Bruxelles – “Ristagno” economico alla fine dell’anno e nel primo trimestre del 2023, ma sopratutto “recessione“. Sono le parole chiave della conferenza stampa di Christine Lagarde che confermano una volta di più i timori per la tenuta dell’eurozona. Guerra in Ucraina, crisi energetica, il deprezzamento dell’euro che “ha una impatto immediato sulle importazioni”, e un’inflazione che “rimane alta e che lo resterà” ancora per molto tempo sono tutti fattori che la presidente della Banca centrale europea elenca quali elementi per il rallentamento economico previsto dallo staff dell’eurotower. Le previsioni di crescita della zona euro sono riviste al ribasso. Andamento del Pil previsto al 3,1 per cento nel 2022, 0,9 per cento nel 2023, 1,9 per cento nel 2024. Rispetto alle previsioni economiche d’estate della Commissione europea (2,6 per cento per il 2022, 1,4 per cento per il 2023), un miglioramento per l’anno in corso, un peggioramento per quello che si affaccia. Con tutto ciò che ne deriva. “E’ probabile che il rallentamento dell’economia porti a un aumento del tasso di disoccupazione“.
Ma esistono altre cifre, diverse rispetta a quelle fornite dalla Bce e dalla sua presidente. Esiste uno scenario peggiore. Lagarde lo rivela solo perché incalzata dalla stampa nel corso della conferenza stampa. Di fronte ai timori di una recessione, confermati anche dalla Commissione, da Fraconforte escono tutti numeri col ‘segno più’. Come mai? Qui la francese è costretta a riconoscere che quello diffuso “è lo scenario base, ma abbiamo anche uno scenario peggiorativo, e qui i numeri sono 2,9 per cento nel 2022, -0,9 per cento nel 2023“. Eccola la recessione, che la Bce non può nascondere. E’ legata all’andamento della guerra, e soprattuto al rischio di un taglio completo delle forniture dell’energia e razionamenti della stessa. Ad ogni modo, anche nel peggiore dei casi “prevediamo che la recessione possa finire con il 2023”. Per ora.

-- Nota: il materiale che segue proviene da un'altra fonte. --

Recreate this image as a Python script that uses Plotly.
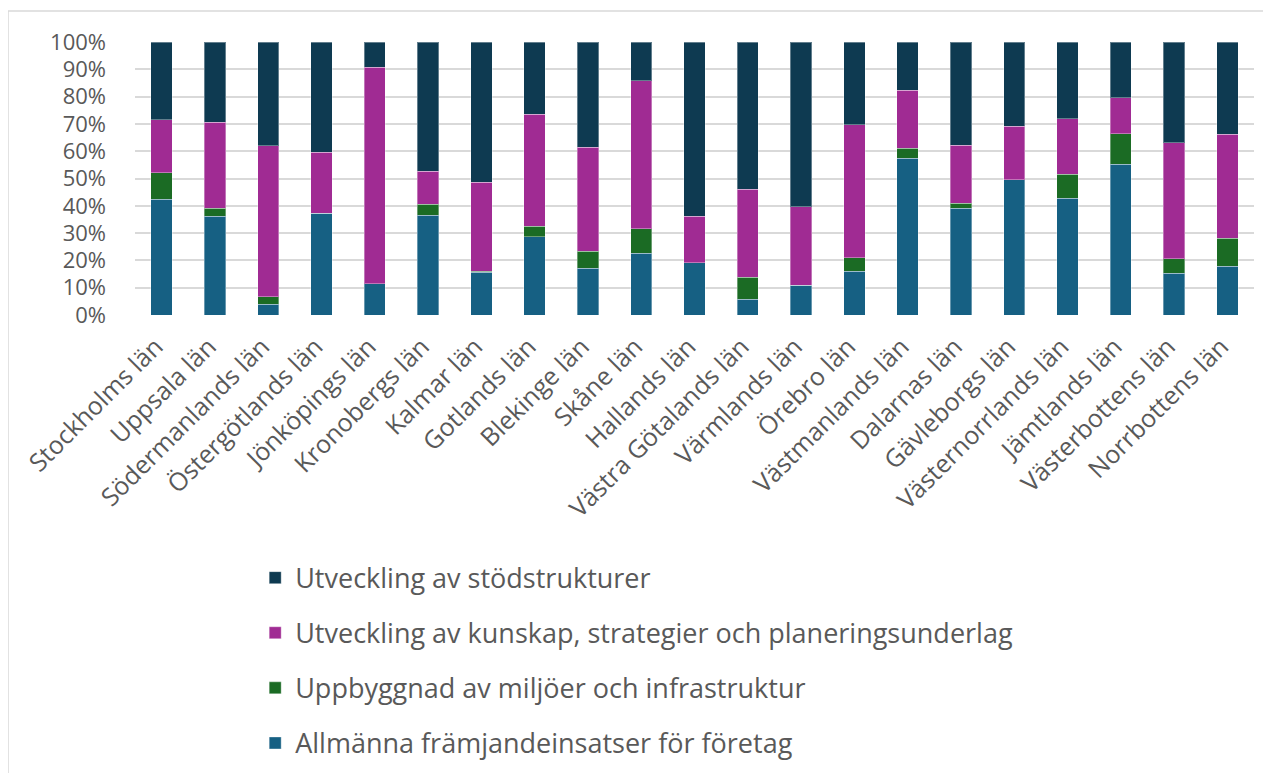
import plotly.graph_objects as go

categories = ["Stockholms län", "Uppsala län", "Södermanlands län", "Östergötlands län",
              "Jönköpings län", "Kronobergs län", "Kalmar län", "Gotlands län",
              "Blekinge län", "Skåne län", "Hallands län", "Västra Götalands län",
              "Värmlands län", "Örebro län", "Västmanlands län", "Dalarnas län",
              "Gävleborgs län", "Västernorrlands län", "Jämtlands län",
              "Västerbottens län", "Norrbottens län"]

# shares in percent
allmanna = [42.4, 36.1, 3.9, 37.2, 11.5, 36.6, 15.6, 28.7, 17.2, 22.7, 19.2,
            5.7, 10.9, 16.0, 57.4, 39.1, 49.5, 42.7, 55.3, 15.3, 17.8]
uppbyggnad = [9.7, 3.0, 2.8, 0.0, 0.0, 3.9, 0.5, 3.8, 6.1, 8.9, 0.0,
              8.1, 0.0, 5.0, 3.7, 1.8, 0.0, 8.8, 11.1, 5.3, 10.3]
kunskap = [19.4, 31.5, 55.3, 22.4, 79.3, 12.2, 32.6, 41.1, 38.2, 54.2, 16.9,
           32.2, 28.7, 48.6, 21.2, 21.2, 19.6, 20.3, 13.1, 42.5, 38.1]
stod = [28.5, 29.4, 38.0, 40.4, 9.2, 47.3, 51.3, 26.4, 38.5, 14.2, 63.9,
        54.0, 60.4, 30.4, 17.7, 37.9, 30.9, 28.2, 20.5, 36.9, 33.8]

series_names = ["Allmänna främjandeinsatser för företag",
                "Uppbyggnad av miljöer och infrastruktur",
                "Utveckling av kunskap, strategier och planeringsunderlag",
                "Utveckling av stödstrukturer"]
series_values = [allmanna, uppbyggnad, kunskap, stod]
series_colors = ["#166083", "#1B6B24", "#A02B93", "#0E3A51"]
legend_ranks = [4, 3, 2, 1]

FONT = "Open Sans"
TXT = "#595959"

fig = go.Figure()
for i, (name, vals, col, rk) in enumerate(zip(series_names, series_values,
                                               series_colors, legend_ranks)):
    fig.add_trace(go.Bar(
        x=categories, y=[v / 100 for v in vals], name=name,
        marker=dict(color=col, line=dict(color="rgba(255,255,255,0.35)", width=1)),
        legendgroup=f"g{i}", legendrank=rk,
    ))

fig.update_layout(
    width=1271, height=773,
    barmode="stack",
    bargap=0.6,
    paper_bgcolor="white", plot_bgcolor="white",
    margin=dict(l=127, r=25, t=34, b=466, autoexpand=False),
    font=dict(family=FONT, color=TXT),
    showlegend=True,
    legend=dict(
        orientation="v", traceorder="grouped",
        x=0.1074, xanchor="left", y=-0.874, yanchor="top",
        font=dict(family=FONT, size=27, color=TXT),
        tracegroupgap=17, bgcolor="rgba(0,0,0,0)",
    ),
    xaxis=dict(
        tickangle=-45, tickfont=dict(family=FONT, size=25, color=TXT),
        showgrid=False, showline=False, zeroline=False, ticks="",
        ticklabelstandoff=11, ticklabelshift=-6,
    ),
    yaxis=dict(
        range=[0, 1], tickformat=".0%", dtick=0.1,
        tickfont=dict(family=FONT, size=22, color=TXT),
        showgrid=True, gridcolor="#D9D9D9", gridwidth=1.5,
        zeroline=False, showline=False, ticks="", ticklabelstandoff=28,
    ),
    shapes=[dict(type="rect", xref="paper", yref="paper",
                 x0=-0.1135, x1=1.2, y0=-2.5, y1=1.1136,
                 line=dict(color="#D9D9D9", width=1.5), fillcolor="rgba(0,0,0,0)",
                 layer="below")],
)

fig.write_html("out.html")
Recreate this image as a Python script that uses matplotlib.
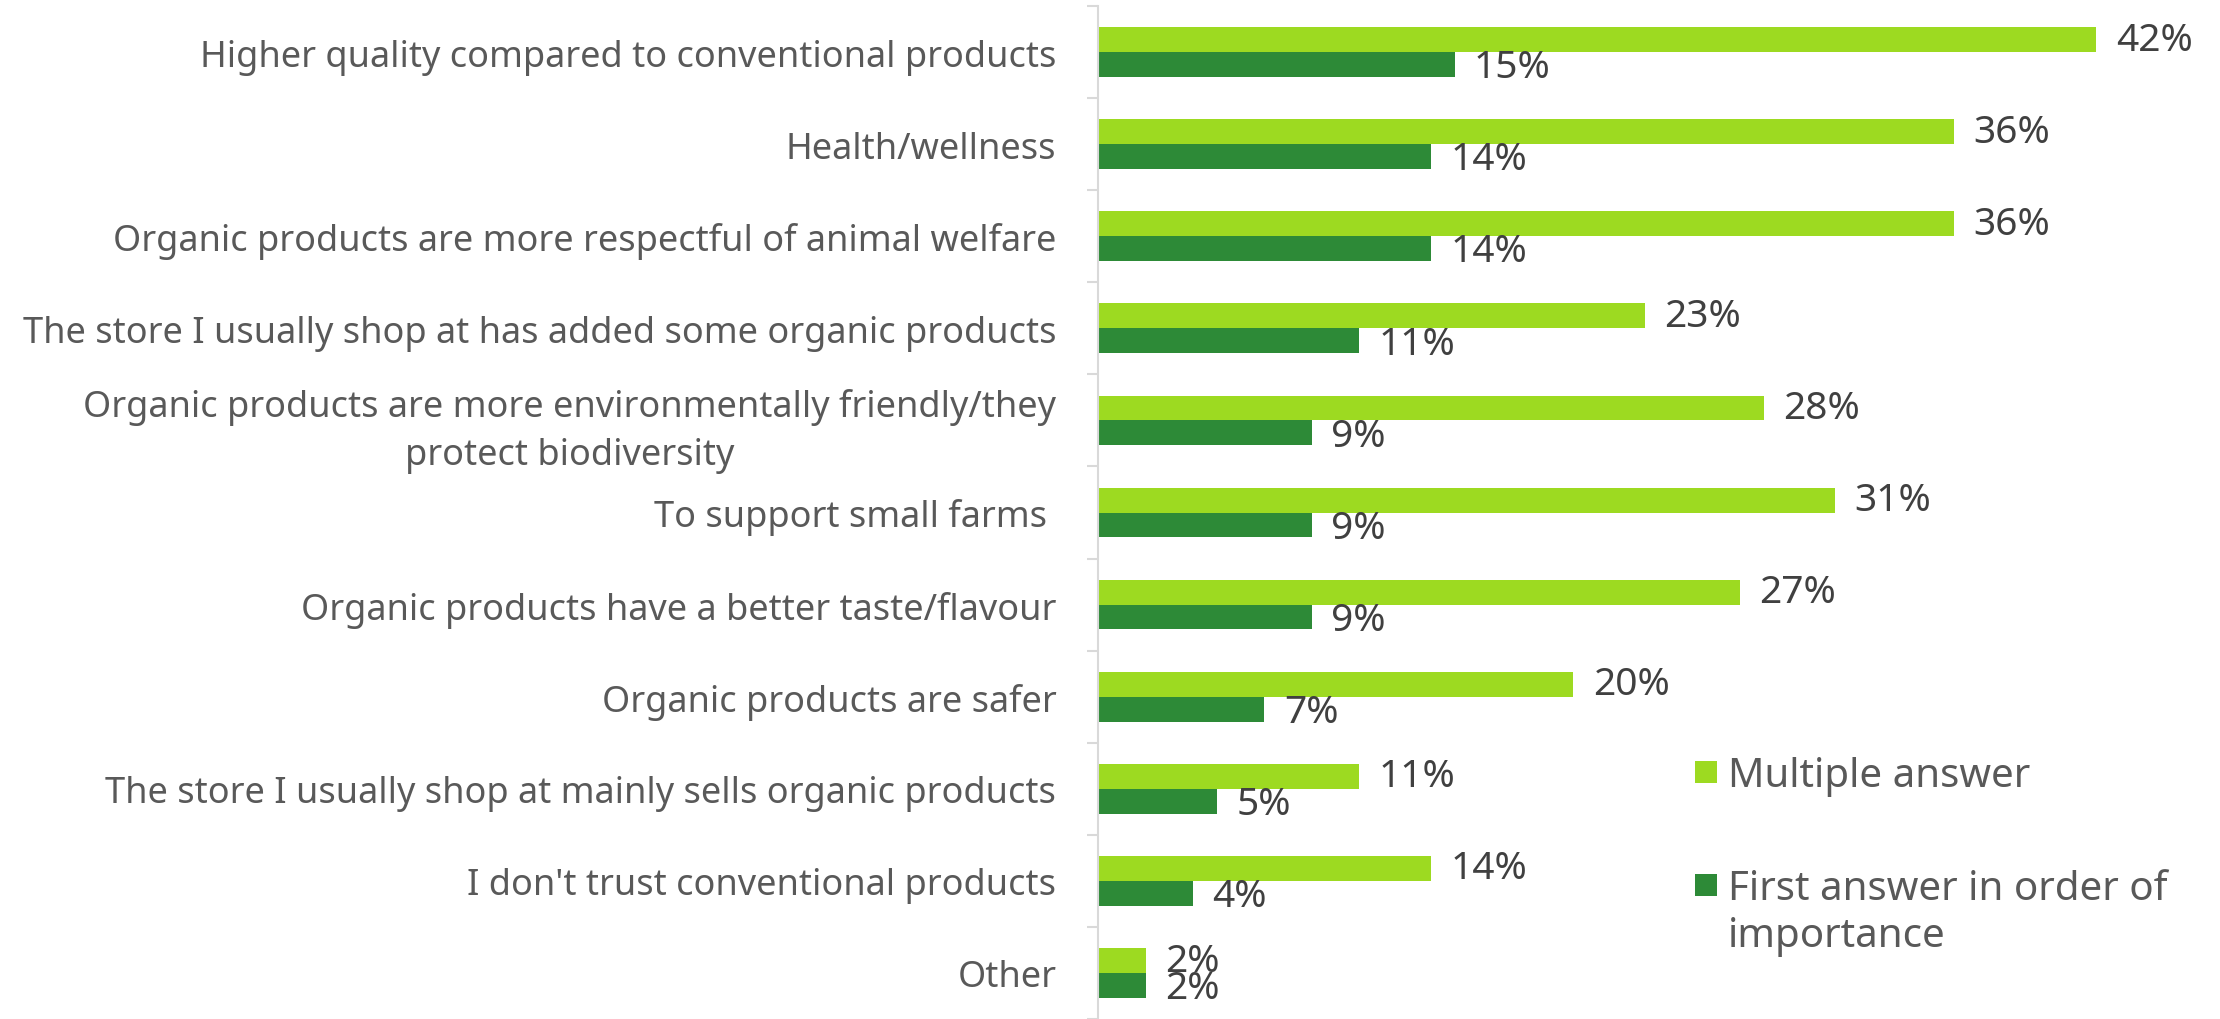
import matplotlib
matplotlib.use("Agg")
import matplotlib.pyplot as plt
from matplotlib.patches import Rectangle

categories = [
    "Higher quality compared to conventional products",
    "Health/wellness",
    "Organic products are more respectful of animal welfare",
    "The store I usually shop at has added some organic products",
    "Organic products are more environmentally friendly/they\nprotect biodiversity",
    "To support small farms ",
    "Organic products have a better taste/flavour",
    "Organic products are safer",
    "The store I usually shop at mainly sells organic products",
    "I don't trust conventional products",
    "Other",
]
multiple_answer = [42, 36, 36, 23, 28, 31, 27, 20, 11, 14, 2]
first_answer = [15, 14, 14, 11, 9, 9, 9, 7, 5, 4, 2]
series_names = ["Multiple answer", "First answer in order of\nimportance"]

LIGHT = "#9dda21"
DARK = "#2d8a37"
LABEL_GREY = "#595959"
VALUE_GREY = "#404040"
AXIS_GREY = "#d9d9d9"
FONT = "Noto Sans"

W, H = 2220, 1020
fig = plt.figure(figsize=(W / 100, H / 100), dpi=100)
ax = fig.add_axes([1098 / W, 0.0, 1 - 1098 / W, 1 - 7 / H])

n = len(categories)
pos = list(range(n))
bar_h = 0.27
light_y = [p - bar_h / 2 for p in pos]
dark_y = [p + bar_h / 2 for p in pos]

ax.barh(light_y, multiple_answer, height=bar_h, color=LIGHT, label=series_names[0])
ax.barh(dark_y, first_answer, height=bar_h, color=DARK, label=series_names[1])

for y, v in zip(light_y, multiple_answer):
    ax.annotate(f"{v}%", (v, y), xytext=(14, 0), textcoords="offset points",
                ha="left", va="center", fontsize=28, color=VALUE_GREY, family=FONT)
for y, v in zip(dark_y, first_answer):
    ax.annotate(f"{v}%", (v, y), xytext=(14, -2), textcoords="offset points",
                ha="left", va="center", fontsize=28, color=VALUE_GREY, family=FONT)

ax.set_xlim(0, 47.2)
ax.set_ylim(n - 0.5, -0.5)

# category names at bar-group centres, short grey ticks at group boundaries
ax.set_yticks(pos)
ax.set_yticklabels(categories, fontsize=26, color=LABEL_GREY, family=FONT)
ax.set_yticks([p - 0.5 for p in range(n + 1)], minor=True)
ax.tick_params(axis="y", which="major", length=0, pad=30)
ax.tick_params(axis="y", which="minor", length=8, width=1.5, color=AXIS_GREY)
for lbl in ax.get_yticklabels():
    lbl.set_multialignment("center")
    lbl.set_linespacing(1.44)

ax.xaxis.set_visible(False)
for side in ("top", "right", "bottom"):
    ax.spines[side].set_visible(False)
ax.spines["left"].set_color(AXIS_GREY)
ax.spines["left"].set_linewidth(1.5)

# legend: square swatches aligned with the first line of each label
sq = 22
legend_fs = 29
line_step = 47  # px between legend text lines
cap_half = 0.5 * 0.714 * legend_fs * 100 / 72
entries = [(LIGHT, series_names[0], 773),
           (DARK, series_names[1], 886)]
for color, text, yc in entries:
    fig.add_artist(Rectangle((1695 / W, 1 - (yc + sq / 2) / H), sq / W, sq / H,
                             transform=fig.transFigure, color=color, lw=0))
    lines = text.split("\n")
    for i, line in enumerate(lines):
        base = yc + cap_half + i * line_step
        fig.text(1728 / W, 1 - base / H, line, ha="left", va="baseline",
                 fontsize=legend_fs, color=LABEL_GREY, family=FONT)

fig.savefig("out.png", dpi=100)
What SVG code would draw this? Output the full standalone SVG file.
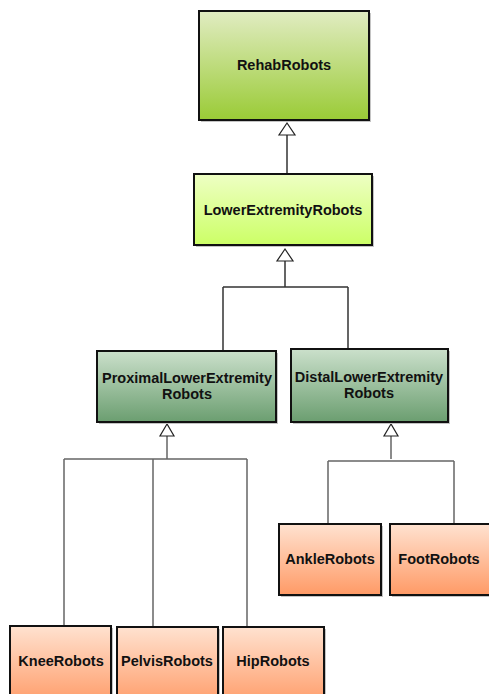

Tutto il lavoro della Bce “si basa sui numeri e le proiezioni” di una situazione che sfugge al controllo. Per questo, spiega, “le nostre decisione saranno prese di volta in volta, seduta dopo seduta”. Intanto, per cercare di porre un freno all’inflazione dilagante, il consiglio direttivo decide di aumentare i tassi di interesse di 0,75 punti. Una scelta che appare obbligata, ma che non è scevra da ripercussioni. Perché vuol dire aumentare il costo con cui si presta denaro. Vuol dire mutui più cari per chi deve chiederne uno, aumento della rata per chi lo ha già. Una stangata per le famiglie, ma pure un problema di accesso al credito per le imprese.
A Francoforte però sono consapevoli che non si può restare a guardare. Le ultime stime dei tecnici della Bce ora vedono una nuova impennata dell’inflazione. Si prevede un valore medio dell’8,1 per cento quest’anno, del 5,5 per cento per il prossimo. A luglio la Commissione forniva ben altre cifre: 7,6 per cento per il 2022, 4 per cento per il 2023. Il peggioramento c’è, ed è per questo che Lagarde raccomanda ai governi misure contro il caro-energia che siano “mirate e temporanee, per evitare che alimentino la spirale inflattiva”. Del resto, scandisce, “io non posso riformare il mercato dell’energia, ed è un bene che la Commissione stia compiendo passi in tale senso”, perché “la politica monetaria non può ridurre i prezzi dell’energia“. Un compito che spetta ad altri.
A partire dal 14 settembre il tasso di interesse sulle principali operazioni di rifinanziamento e il tasso di interesse sulle operazioni di rifinanziamento marginale e sulla linea di deposito saranno portati rispettivamente all’1,25 per cento, 1,50 per cento e 0,75 per cento, con la Bce pronta ad “aumentare ulteriormente i tassi di interesse” se lo riterrà necessario.